Isn't it hilarious that in the popular imagination, heroin is about as safe as arsenic. Isn't it a terrible indictment of our media and our politicans that the truth has been so comprehensively suppressed. This is in large part (although typically indirectly) a result of pressure from the USA to maintain the global war on drugs (very useful cover when you want an excuse to send hundreds of millions of dollars to a client state). In the past, any country attempting to liberalise drugs laws came under intense pressure from Uncle Sam. It seems those days are gone.

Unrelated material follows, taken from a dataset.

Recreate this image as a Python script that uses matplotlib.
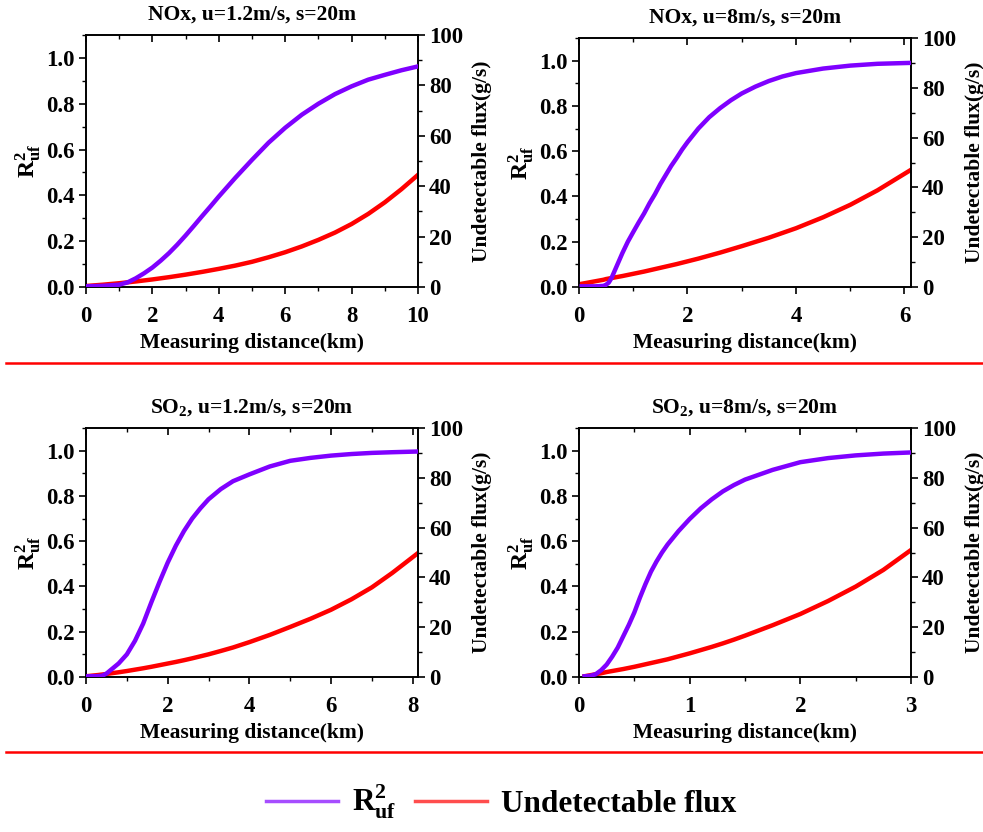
import matplotlib
matplotlib.use("Agg")
import matplotlib.pyplot as plt
from matplotlib.lines import Line2D
from matplotlib.ticker import MultipleLocator, FormatStrFormatter

plt.rcParams["font.family"] = "Liberation Serif"
plt.rcParams["font.weight"] = "bold"
plt.rcParams["mathtext.fontset"] = "custom"
plt.rcParams["mathtext.rm"] = "Liberation Serif:bold"
plt.rcParams["mathtext.bf"] = "Liberation Serif:bold"
plt.rcParams["mathtext.it"] = "Liberation Serif:bold"

# NOx, u=1.2 m/s
nox12_x = [0, 0.5, 1, 1.25, 1.5, 1.75, 2, 2.25, 2.5, 2.75, 3, 3.25, 3.5, 3.75, 4, 4.5,
           5, 5.5, 6, 6.5, 7, 7.5, 8, 8.5, 9, 9.5, 10]
nox12_r2 = [0.003, 0.005, 0.01, 0.02, 0.038, 0.06, 0.085, 0.115, 0.148, 0.185, 0.225,
            0.267, 0.31, 0.352, 0.395, 0.477, 0.555, 0.63, 0.695, 0.752, 0.80, 0.842,
            0.876, 0.905, 0.926, 0.946, 0.963]
nox12_flux = [0.4, 0.9, 1.5, 1.85, 2.2, 2.6, 3.0, 3.45, 3.9, 4.4, 4.9, 5.45, 6.0, 6.6,
              7.2, 8.5, 10.0, 11.8, 13.8, 16.1, 18.7, 21.6, 25.0, 29.0, 33.6, 38.8, 44.5]

# NOx, u=8 m/s
nox8_x = [0.05, 0.3, 0.45, 0.5, 0.55, 0.6, 0.7, 0.8, 0.9, 1.0, 1.1, 1.2, 1.3, 1.4, 1.5,
          1.6, 1.7, 1.8, 1.9, 2.0, 2.2, 2.4, 2.6, 2.8, 3.0, 3.25, 3.5, 3.75, 4.0, 4.5,
          5.0, 5.5, 6.1]
nox8_r2 = [0.003, 0.003, 0.005, 0.01, 0.02, 0.04, 0.095, 0.15, 0.2, 0.243, 0.285, 0.325,
           0.37, 0.41, 0.455, 0.495, 0.535, 0.57, 0.607, 0.64, 0.70, 0.75, 0.79, 0.825,
           0.855, 0.885, 0.91, 0.93, 0.945, 0.965, 0.978, 0.986, 0.99]
nox8_flux = [1.3, 2.3, 2.9, 3.2, 3.4, 3.6, 4.0, 4.4, 4.85, 5.3, 5.75, 6.2, 6.7, 7.2, 7.7,
             8.2, 8.7, 9.2, 9.75, 10.3, 11.4, 12.6, 13.8, 15.1, 16.4, 18.1, 19.8, 21.7,
             23.6, 28.0, 33.0, 38.8, 46.8]

# SO2, u=1.2 m/s
so212_x = [0, 0.3, 0.4, 0.5, 0.6, 0.8, 1.0, 1.2, 1.4, 1.6, 1.8, 2.0, 2.2, 2.4, 2.6, 2.8,
           3.0, 3.3, 3.6, 4.0, 4.5, 5.0, 5.5, 6.0, 6.5, 7.0, 7.5, 8.1]
so212_r2 = [0.003, 0.004, 0.006, 0.015, 0.03, 0.06, 0.10, 0.16, 0.236, 0.33, 0.42, 0.505,
            0.58, 0.645, 0.70, 0.745, 0.785, 0.83, 0.865, 0.895, 0.93, 0.955, 0.968,
            0.978, 0.985, 0.99, 0.993, 0.996]
so212_flux = [0.3, 0.8, 1.0, 1.2, 1.45, 1.9, 2.4, 2.95, 3.5, 4.1, 4.75, 5.4, 6.05, 6.75,
              7.5, 8.3, 9.1, 10.45, 11.85, 14.0, 16.9, 20.1, 23.4, 27.0, 31.2, 36.0,
              41.8, 49.4]

# SO2, u=8 m/s
so28_x = [0.05, 0.1, 0.15, 0.2, 0.25, 0.3, 0.35, 0.4, 0.45, 0.5, 0.55, 0.6, 0.65, 0.7,
          0.75, 0.8, 0.9, 1.0, 1.1, 1.2, 1.3, 1.4, 1.5, 1.75, 2.0, 2.25, 2.5, 2.75, 3.0]
so28_r2 = [0.003, 0.005, 0.012, 0.03, 0.055, 0.09, 0.13, 0.18, 0.23, 0.285, 0.35, 0.41,
           0.465, 0.51, 0.55, 0.585, 0.645, 0.698, 0.745, 0.785, 0.82, 0.848, 0.872,
           0.915, 0.949, 0.967, 0.979, 0.987, 0.992]
so28_flux = [0.3, 0.7, 1.1, 1.5, 2.0, 2.4, 2.8, 3.2, 3.65, 4.1, 4.6, 5.1, 5.6, 6.1, 6.6,
             7.1, 8.3, 9.5, 10.8, 12.1, 13.5, 15.0, 16.6, 20.8, 25.3, 30.5, 36.3, 43.0,
             51.0]

titles = ["NOx, u=1.2m/s, s=20m", "NOx, u=8m/s, s=20m",
          "SO$_2$, u=1.2m/s, s=20m", "SO$_2$, u=8m/s, s=20m"]
xs = [nox12_x, nox8_x, so212_x, so28_x]
r2s = [nox12_r2, nox8_r2, so212_r2, so28_r2]
fluxes = [nox12_flux, nox8_flux, so212_flux, so28_flux]
xmaxs = [10.0, 6.12, 8.13, 3.0]
x_major = [2, 2, 2, 1]
x_minor = [1, 1, 1, 0.5]

# axes boxes in pixels: left, top, right, bottom
boxes = [(86, 35, 418, 287), (579, 38, 911, 287), (86, 428, 418, 677), (579, 428, 911, 677)]

W, H = 983, 832
fig = plt.figure(figsize=(W / 100, H / 100), dpi=100)

purple = "#7f00ff"
red = "#ff0000"
fs = 15.5

for i, (l, t, r, b) in enumerate(boxes):
    ax = fig.add_axes([l / W, 1 - b / H, (r - l) / W, (b - t) / H])
    ax2 = ax.twinx()
    ax.plot(xs[i], r2s[i], color=purple, lw=3.2, zorder=3)
    ax2.plot(xs[i], fluxes[i], color=red, lw=3.2)
    ax.set_zorder(ax2.get_zorder() + 1)
    ax.patch.set_visible(False)

    ax.set_xlim(0, xmaxs[i])
    ax.set_ylim(0, 1.1)
    ax2.set_ylim(0, 100)
    ax.xaxis.set_major_locator(MultipleLocator(x_major[i]))
    ax.xaxis.set_minor_locator(MultipleLocator(x_minor[i]))
    ax.yaxis.set_major_locator(MultipleLocator(0.2))
    ax.yaxis.set_minor_locator(MultipleLocator(0.1))
    ax.yaxis.set_major_formatter(FormatStrFormatter("%.1f"))
    ax2.yaxis.set_major_locator(MultipleLocator(20))
    ax2.yaxis.set_minor_locator(MultipleLocator(10))

    ax.tick_params(axis="both", which="major", direction="out", length=5, width=1.2,
                   labelsize=16.5, pad=3)
    ax.tick_params(axis="both", which="minor", direction="out", length=3, width=1.0)
    ax.tick_params(axis="x", which="both", top=True)
    ax.tick_params(axis="x", which="major", pad=9)
    ax2.tick_params(axis="y", which="major", direction="out", length=5, width=1.2,
                    labelsize=16.5, pad=3)
    ax2.tick_params(axis="y", which="minor", direction="out", length=3, width=1.0)
    # top ticks point inward
    for tk in ax.xaxis.get_major_ticks() + ax.xaxis.get_minor_ticks():
        tk.tick2line.set_marker(matplotlib.markers.TICKDOWN)

    for sp in list(ax.spines.values()) + list(ax2.spines.values()):
        sp.set_linewidth(1.2)

    ax.set_title(titles[i], fontsize=fs, fontweight="bold", pad=11)
    ax.set_xlabel("Measuring distance(km)", fontsize=fs, fontweight="bold", labelpad=4)
    ax.set_ylabel(r"$\mathbf{R^2_{uf}}$", fontsize=17, labelpad=2)
    ax2.set_ylabel("Undetectable flux(g/s)", fontsize=fs, fontweight="bold", labelpad=6)

# red separators
for y in (362.5, 752):
    fig.add_artist(Line2D([6 / W, 1.0], [1 - y / H, 1 - y / H], color=red, lw=1.8))

handles = [Line2D([], [], color="#a64dff", lw=2.5), Line2D([], [], color="#ff4d4d", lw=2.5)]
fig.legend(handles, [r"$\mathbf{R^2_{uf}}$", "Undetectable flux"], loc="center",
           bbox_to_anchor=(0.51, 1 - 802 / H), ncol=2, frameon=False,
           prop={"family": "Liberation Serif", "weight": "bold", "size": 22.5},
           handlelength=2.3, handletextpad=0.45, columnspacing=0.6)

fig.savefig("out.png", dpi=100)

I don't expect that a UK Prime Minister will make the case for legalisation anytime soon. The Daily Mail and the prejudices of its readers are too powerful to allow that (have I mentioned the Daily Mail before?) However, the public will increasingly become aware that the drugs laws are a pathetic joke - the single biggest blight on the world since malaria. They will become aware that legalistion and regulation will: -

- slash (and I mean SLASH) crime;
- not lead to a huge increase in drug use;
- generate savings for NHS budgets as existing users become healthier;
- provide a massive source of new tax revenue;
- create a whole new field of legitimate employment;
- strangle funding to terrorists;
- Kick the feet away from organised crime (at least until they find a new source of revenue); and
- generate more wealth and social cohesion in developing nations, who will be able to legitimately profit from the trade.

And they will demand change. One day. Within the next 20-50 years.

1 comment:

  1. A couple of footnotes.

    Public opinion appears to be moving faster than I thought and the number of expert voices willing to speak out grows constantly.

    It is most interesting to note the Daily Mail's stance on this. I have been very critical of the Mail in the past, and will continue to be. However, they have reported on the latest "legalise drugs" story in a most uncritical way. (
    http://www.dailymail.co.uk/news/article-1303590/Prof-Ian-Gilmore-Legalise-heroin-cocaine-cut-crime-improve-health.html)

    They report the comments of the outgoing president of the Royal College of Physicians without snearing once. The only voices of dissent were added at the end of the Mail's article, almost as an afterthought (and the comments were so ridiculously one-dimensional as to be easily dismissed by even some of the Mail's most ill-informed readers).

    So while I can't congratulate the Mail on good reporting - they simply go for the route of least resistance in terms of cost of production and likely impact on circulation - their willingness on this occasion to report the unexpurgated facts is a wonderful indication of middle-England's mood.

    But the really interesting thing for me was a recent conversation with a member of my extended family. I didn't prompt the conversation, but when it came up I was expecting to be told that the drugs laws were necessary, but unduly lenient. In fact, I was told (without prompting on my part) that all drugs should be legalised!

    Did I say 20 years? Make that 10.